Leroy thus unintentionally gives a name to the new artistic movement, as the artists themselves soon adopt the name as descriptive of their intention to accurately convey visual impressions. (The 1874 paintings by these Impressionists will eventually lead to what is now recognized as Modern Art.)
Nadar, a natural showman, is greatly pleased by the storm the exhibit raises; the notoriety is good for business.
Paul Gauguin had seen the first Impressionist exhibition, which had completely entranced him and confirmed his desire to become a painter.
He spends some seventeen thousand francs on works by Manet, Monet, Sisley, Pissarro, Renoir and Guillaumin.

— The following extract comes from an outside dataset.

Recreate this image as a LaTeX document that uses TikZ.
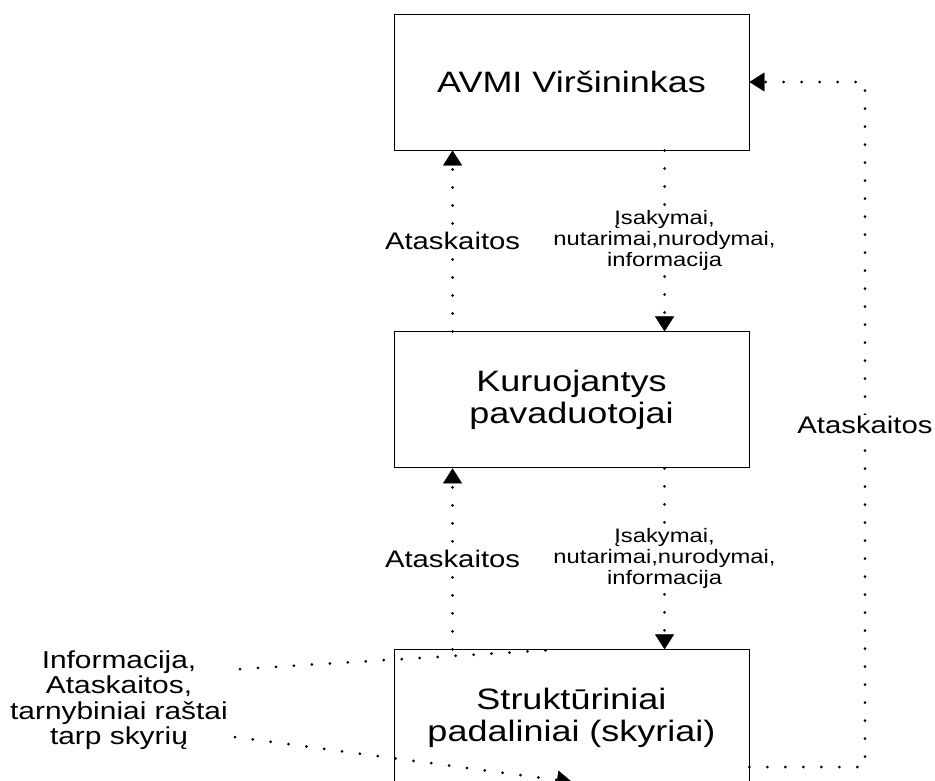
\documentclass[tikz,border=0pt]{standalone}
\usepackage{fontspec}
\setmainfont{Liberation Sans}[FakeStretch=1.22]
\usetikzlibrary{positioning,calc,arrows.meta}

\begin{document}
\begin{tikzpicture}[
    x=1pt, y=-1pt,
    node distance=181pt,
    box/.style={draw, line width=0.9pt, minimum width=355pt, minimum height=136pt, inner sep=0pt, align=center, font=\fontsize{29.5}{32}\selectfont},
    lbl/.style={fill=white, inner sep=1pt, align=center, font=\fontsize{24}{26}\selectfont},
    smalllbl/.style={lbl, font=\fontsize{19.5}{21}\selectfont},
    sidelbl/.style={align=center, inner sep=0pt, font=\fontsize{24.5}{25.5}\selectfont},
    dotline/.style={line width=3pt, line cap=round, dash pattern=on 0pt off 18pt},
    dotarrow/.style={dotline, -{Triangle[length=15pt, width=19pt, line width=0.4pt]}}
]
\useasboundingbox (0,0) rectangle (935,780);

% Boxes
\node[box] (chief) at (571.5,82) {AVMI Viršininkas};
\node[box, below=of chief] (deputies) {Kuruojantys\\pavaduotojai};
\node[box, below=of deputies] (units) {Struktūriniai\\padaliniai (skyriai)};

% Side label
\node[sidelbl] (info) at (119,700) {Informacija,\\Ataskaitos,\\tarnybiniai raštai\\tarp skyrių};

% Helper coordinates
\coordinate (cornerB) at (865,767);
\coordinate (cornerT) at (chief.east -| cornerB);
\coordinate (infoTop) at (240,669);
\coordinate (infoBot) at (235,737);
\coordinate (infoTip) at (572,782);

% Reports up / orders down
\draw[dotarrow] ($(deputies.north west)+(59,0)$) -- node[lbl] {Ataskaitos} ($(chief.south west)+(59,0)$);
\draw[dotarrow] ($(chief.south west)+(271,0)$) -- node[smalllbl] {Įsakymai,\\nutarimai,nurodymai,\\informacija} ($(deputies.north west)+(271,0)$);
\draw[dotarrow] ($(units.north west)+(59,0)$) -- node[lbl] {Ataskaitos} ($(deputies.south west)+(59,0)$);
\draw[dotarrow] ($(deputies.south west)+(271,0)$) -- node[smalllbl] {Įsakymai,\\nutarimai,nurodymai,\\informacija} ($(units.north west)+(271,0)$);

% Direct reports to the chief
\draw[dotarrow] (units.east |- cornerB) -- (cornerB) -- node[lbl] {Ataskaitos} (cornerT) -- (chief.east);

% Exchange between units
\draw[dotline] (infoTop) -- ($(units.north west)+(168,0)$);
\draw[dotarrow] (infoBot) -- (infoTip);

\end{tikzpicture}
\end{document}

Pissarro takes a special interest in his attempts at painting, emphasizing that he should “look for the nature that suits your temperament”.
The twenty-seven-year-old Gauguin begins to study under the supportive older artist, at first struggling to master the techniques of painting and drawing.
The orphaned son of a French journalist and a Peruvian Creole, whose mother had been a writer and a follower of Saint-Simon, had been first aroused by his mother’s very rich lover, businessman Gustave Arosa, and by a fellow stockbroker, Émile Schuffenecker, with whom he had begun painting.
The collection of Arosa, who had become the Gauguin family's legal guardian, includes the work of Camille Corot, Eugéne Delacroix, and Jean-François Millet.
Upon Gauguin's release from the merchant marine in 1872, Arosa had secured a position for him as a stockbroker and introduced him to the Danish woman Mette Sophie Gad, whom Gauguin had married the following year.)
Gauguin had soon begun to receive artistic instruction and to frequent a studio where he could draw from a model.
Paul Gauguin's Landscape at Viroflay (Paysage de Viroflay) painted in the style of Camille Pissarro, is accepted for the official Salon of 1876.
In the meantime, Pissarro had introduced him to Paul Cézanne, for whose works he conceives a great respect—so much so that the older man begins to fear that Gauguin will steal his `sensations'.
All three work together for some time at Pontoise, where Pissarro and Gauguin draw pencil sketches of each other (Cabinet des Dessins, Louvre).
Gustave Moreau's increasing use of dramatic lighting intensifies the brilliant, jewel-like colors of his palette.
The Apparition (Dance of Salome) (c. 1876; Fogg Art Museum, Cambridge, Massachusetts) and Dance of Salome (c. 1876; Musée Gustave Moreau, Paris) show the Symbolist painter's richly crowded canvases becoming increasingly concerned with exotic eroticism and violence.
Gustave Caillebotte backs the fourth Impressionist exhibition in Paris, held at 98 avenue de l'Opéra with fifteen participants.
At Edgar Degas's request, Mary Cassatt is an exhibitor.
Camille Pissarro exhibits thirty-eight works.
Paul Gauguin, invited by Pissarro to submit to the group show, exhibits one sculpture and seven paintings.
Pissarro works with Gauguin at Pontoise during the summer.
Berthe Morisot does not exhibit this time and spends the summer in Beuzeval-Houlgate.